▶ [Dataset content]
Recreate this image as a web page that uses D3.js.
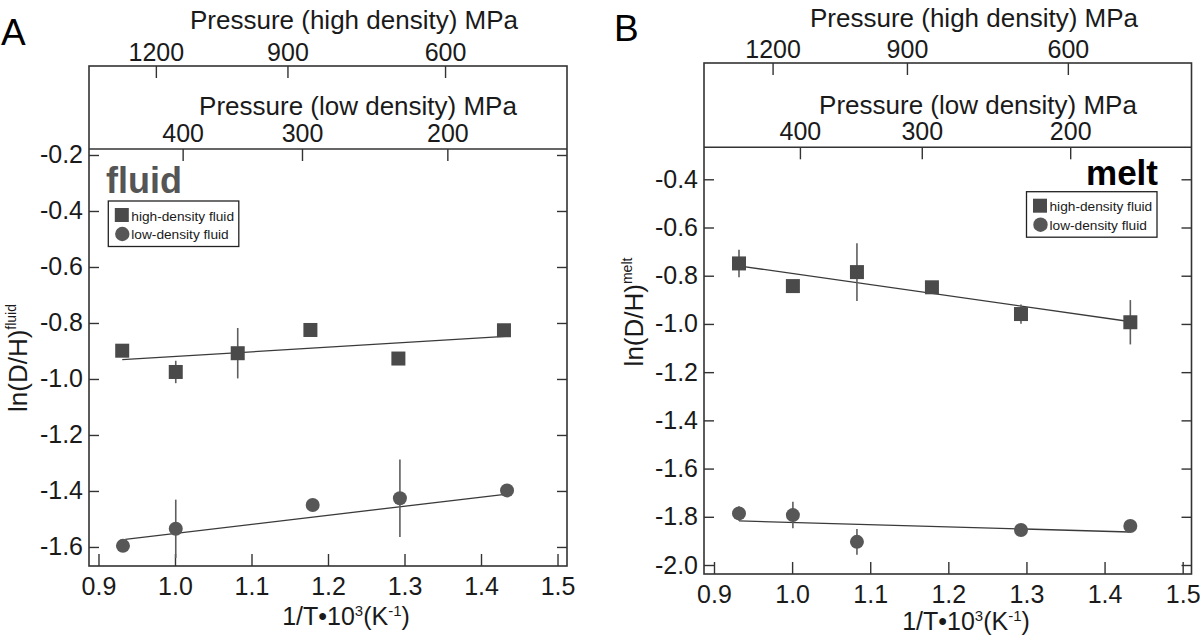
<!DOCTYPE html>
<html><head><meta charset="utf-8">
<script src="https://cdn.jsdelivr.net/npm/d3@7"></script>
<style>
body{margin:0;background:#fff}
svg{display:block}
text{font-family:'Liberation Sans',Arial,Helvetica,sans-serif;}
</style>
</head><body>
<svg id="c" width="1200" height="639"></svg>
<script>
// ---------- data ----------
const xTicks = [0.9, 1.0, 1.1, 1.2, 1.3, 1.4, 1.5];
const fluidYTicks = [-0.2, -0.4, -0.6, -0.8, -1.0, -1.2, -1.4, -1.6];
const meltYTicks = [-0.4, -0.6, -0.8, -1.0, -1.2, -1.4, -1.6, -1.8, -2.0];
const highPressureLabels = [1200, 900, 600];
const highPressureAt = [0.975, 1.147, 1.353];
const lowPressureLabels = [400, 300, 200];
const lowPressureAt = [1.010, 1.166, 1.356];

const fluidHighX = [0.931, 1.001, 1.082, 1.177, 1.292, 1.430];
const fluidHighY = [-0.899, -0.975, -0.908, -0.825, -0.927, -0.826];
const fluidHighErr = [0, 0.04, 0.09, 0, 0, 0];
const fluidHighFit = [[0.931, -0.931], [1.432, -0.848]];

const fluidLowX = [0.932, 1.001, 1.180, 1.294, 1.434];
const fluidLowY = [-1.596, -1.535, -1.450, -1.426, -1.398];
const fluidLowErr = [0, 0.104, 0, 0.138, 0];
const fluidLowFit = [[0.935, -1.573], [1.434, -1.411]];

const meltHighX = [0.932, 1.001, 1.083, 1.179, 1.293, 1.433];
const meltHighY = [-0.749, -0.843, -0.785, -0.848, -0.959, -0.993];
const meltHighErr = [0.057, 0, 0.12, 0, 0.04, 0.092];
const meltHighFit = [[0.929, -0.758], [1.434, -0.991]];

const meltLowX = [0.932, 1.001, 1.083, 1.293, 1.433];
const meltLowY = [-1.786, -1.793, -1.904, -1.855, -1.838];
const meltLowErr = [0.03, 0.055, 0.053, 0, 0];
const meltLowFit = [[0.932, -1.817], [1.432, -1.863]];

const legendLabels = ["high-density fluid", "low-density fluid"];

// ---------- drawing ----------
const AXIS = "#333";
const SQ = "#4a4a4a";
const CI = "#575757";
const svg = d3.select("#c");
svg.append("rect").attr("width", 1200).attr("height", 639).attr("fill", "#fff");

function drawPanel(p) {
  const x = d3.scaleLinear().domain(p.xDomain).range([p.left, p.right]);
  const y = d3.scaleLinear().domain(p.yDomain).range([p.top, p.bottom]);
  const g = svg.append("g");

  g.append("rect").attr("x", p.left).attr("y", p.boxTop)
    .attr("width", p.right - p.left).attr("height", p.bottom - p.boxTop)
    .attr("fill", "none").attr("stroke", AXIS).attr("stroke-width", 1.6);
  g.append("line").attr("x1", p.left).attr("x2", p.right).attr("y1", p.top).attr("y2", p.top)
    .attr("stroke", AXIS).attr("stroke-width", 1.6);

  const ax = (gen, tx, ty) => {
    const a = g.append("g").attr("transform", `translate(${tx},${ty})`).call(gen);
    a.select(".domain").remove();
    a.selectAll(".tick line").attr("stroke", AXIS).attr("stroke-width", 1.4);
    a.selectAll("text").attr("font-size", 25).attr("fill", "#1a1a1a")
      .style("font-family", "'Liberation Sans',Arial,Helvetica,sans-serif");
    return a;
  };
  ax(d3.axisLeft(y).tickValues(p.yTicks).tickSize(-10).tickPadding(6).tickFormat(d => d.toFixed(1)), p.left, 0);
  ax(d3.axisRight(y).tickValues(p.yTicks).tickSize(-10).tickFormat(() => ""), p.right, 0);
  ax(d3.axisBottom(x).tickValues(xTicks).tickSize(-12).tickPadding(11).tickFormat(d => d.toFixed(1)), 0, p.bottom);
  ax(d3.axisTop(x).tickValues(lowPressureAt).tickSize(-12).tickPadding(7).tickFormat((d, i) => lowPressureLabels[i]), 0, p.top);
  ax(d3.axisTop(x).tickValues(highPressureAt).tickSize(-12).tickPadding(5).tickFormat((d, i) => highPressureLabels[i]), 0, p.boxTop);

  // titles
  g.append("text").attr("x", p.hTitleX).attr("y", p.hTitleY).attr("text-anchor", "middle")
    .attr("font-size", 26).attr("fill", "#1a1a1a").text("Pressure (high density) MPa");
  g.append("text").attr("x", p.lTitleX).attr("y", p.lTitleY).attr("text-anchor", "middle")
    .attr("font-size", 26).attr("fill", "#1a1a1a").text("Pressure (low density) MPa");
  g.append("text").attr("x", p.letterX).attr("y", p.letterY)
    .attr("font-size", 37).attr("fill", "#000").text(p.letter);

  // x label
  const xl = g.append("text").attr("x", p.xLabelX).attr("y", p.xLabelY).attr("text-anchor", "middle")
    .attr("font-size", 25).attr("fill", "#1a1a1a");
  xl.append("tspan").text("1/T\u202210");
  xl.append("tspan").attr("font-size", 15).attr("dy", -9).text("3");
  xl.append("tspan").attr("dy", 9).text("(K");
  xl.append("tspan").attr("font-size", 15).attr("dy", -9).text("-1");
  xl.append("tspan").attr("dy", 9).text(")");

  // y label
  const yl = g.append("text").attr("transform", `translate(${p.yLabelX},${p.yLabelY}) rotate(-90)`)
    .attr("text-anchor", "middle").attr("font-size", 26).attr("fill", "#1a1a1a");
  yl.append("tspan").text("ln(D/H)");
  yl.append("tspan").attr("font-size", 14).attr("dy", -11).text(p.sup);

  // fits
  [p.highFit, p.lowFit].forEach(f => {
    g.append("line").attr("x1", x(f[0][0])).attr("y1", y(f[0][1]))
      .attr("x2", x(f[1][0])).attr("y2", y(f[1][1]))
      .attr("stroke", "#3a3a3a").attr("stroke-width", 1.3);
  });
  // error bars
  const errs = (xs, ys, es) => xs.forEach((xv, i) => {
    if (es[i] > 0) g.append("line").attr("x1", x(xv)).attr("x2", x(xv))
      .attr("y1", y(ys[i] + es[i])).attr("y2", y(ys[i] - es[i]))
      .attr("stroke", "#5e5e5e").attr("stroke-width", 1.6);
  });
  errs(p.highX, p.highY, p.highErr);
  errs(p.lowX, p.lowY, p.lowErr);
  // markers
  g.selectAll(null).data(p.highX.map((v, i) => [v, p.highY[i]])).join("rect")
    .attr("x", d => x(d[0]) - 7).attr("y", d => y(d[1]) - 7)
    .attr("width", 14).attr("height", 14).attr("fill", SQ);
  g.selectAll(null).data(p.lowX.map((v, i) => [v, p.lowY[i]])).join("circle")
    .attr("cx", d => x(d[0])).attr("cy", d => y(d[1])).attr("r", 7).attr("fill", CI);

  // label fluid / melt
  g.append("text").attr("x", p.tagX).attr("y", p.tagY).attr("text-anchor", p.tagAnchor)
    .attr("font-size", p.tagSize).attr("font-weight", "bold").attr("fill", p.tagColor).text(p.tag);

  // legend
  const lg = g.append("g").attr("transform", `translate(${p.legX},${p.legY})`);
  lg.append("rect").attr("width", 130.5).attr("height", 45.5).attr("fill", "#fff")
    .attr("stroke", "#222").attr("stroke-width", 1.3);
  lg.append("rect").attr("x", 6.5).attr("y", 7).attr("width", 14).attr("height", 14).attr("fill", SQ);
  lg.append("circle").attr("cx", 14).attr("cy", 33).attr("r", 7.2).attr("fill", CI);
  lg.selectAll(null).data(legendLabels).join("text")
    .attr("x", 23).attr("y", (d, i) => 19.5 + i * 18.7)
    .attr("font-size", 13.7).attr("fill", "#1a1a1a").text(d => d);
}

drawPanel({
  letter: "A", letterX: 1, letterY: 45,
  left: 89, right: 567, boxTop: 66, top: 149, bottom: 566,
  xDomain: [0.8876, 1.5124], yDomain: [-0.1786, -1.668],
  yTicks: fluidYTicks,
  hTitleX: 354, hTitleY: 29, lTitleX: 358, lTitleY: 115,
  xLabelX: 346, xLabelY: 625, yLabelX: 27, yLabelY: 358, sup: "fluid",
  highX: fluidHighX, highY: fluidHighY, highErr: fluidHighErr, highFit: fluidHighFit,
  lowX: fluidLowX, lowY: fluidLowY, lowErr: fluidLowErr, lowFit: fluidLowFit,
  tag: "fluid", tagX: 106, tagY: 193, tagAnchor: "start", tagSize: 36, tagColor: "#555",
  legX: 108.3, legY: 201
});

drawPanel({
  letter: "B", letterX: 614, letterY: 41,
  left: 704, right: 1191.5, boxTop: 63, top: 147.3, bottom: 574,
  xDomain: [0.8872, 1.5113], yDomain: [-0.2673, -2.0373],
  yTicks: meltYTicks,
  hTitleX: 974, hTitleY: 27, lTitleX: 978, lTitleY: 114,
  xLabelX: 966, xLabelY: 630, yLabelX: 643, yLabelY: 312, sup: "melt",
  highX: meltHighX, highY: meltHighY, highErr: meltHighErr, highFit: meltHighFit,
  lowX: meltLowX, lowY: meltLowY, lowErr: meltLowErr, lowFit: meltLowFit,
  tag: "melt", tagX: 1158, tagY: 185, tagAnchor: "end", tagSize: 35, tagColor: "#000",
  legX: 1026.5, legY: 191.7
});
</script>
</body></html>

▶ [Short task]
From the opening line of the listing above through the line bearing "const meltHighFit = [[0.929, -0.758], [1.434, -0.991]];", repeat each line exactly. Drop every picture.

▶ [Output below]
Recreate this image as a web page that uses D3.js.
<!DOCTYPE html>
<html><head><meta charset="utf-8">
<script src="https://cdn.jsdelivr.net/npm/d3@7"></script>
<style>
body{margin:0;background:#fff}
svg{display:block}
text{font-family:'Liberation Sans',Arial,Helvetica,sans-serif;}
</style>
</head><body>
<svg id="c" width="1200" height="639"></svg>
<script>
// ---------- data ----------
const xTicks = [0.9, 1.0, 1.1, 1.2, 1.3, 1.4, 1.5];
const fluidYTicks = [-0.2, -0.4, -0.6, -0.8, -1.0, -1.2, -1.4, -1.6];
const meltYTicks = [-0.4, -0.6, -0.8, -1.0, -1.2, -1.4, -1.6, -1.8, -2.0];
const highPressureLabels = [1200, 900, 600];
const highPressureAt = [0.975, 1.147, 1.353];
const lowPressureLabels = [400, 300, 200];
const lowPressureAt = [1.010, 1.166, 1.356];

const fluidHighX = [0.931, 1.001, 1.082, 1.177, 1.292, 1.430];
const fluidHighY = [-0.899, -0.975, -0.908, -0.825, -0.927, -0.826];
const fluidHighErr = [0, 0.04, 0.09, 0, 0, 0];
const fluidHighFit = [[0.931, -0.931], [1.432, -0.848]];

const fluidLowX = [0.932, 1.001, 1.180, 1.294, 1.434];
const fluidLowY = [-1.596, -1.535, -1.450, -1.426, -1.398];
const fluidLowErr = [0, 0.104, 0, 0.138, 0];
const fluidLowFit = [[0.935, -1.573], [1.434, -1.411]];

const meltHighX = [0.932, 1.001, 1.083, 1.179, 1.293, 1.433];
const meltHighY = [-0.749, -0.843, -0.785, -0.848, -0.959, -0.993];
const meltHighErr = [0.057, 0, 0.12, 0, 0.04, 0.092];
const meltHighFit = [[0.929, -0.758], [1.434, -0.991]];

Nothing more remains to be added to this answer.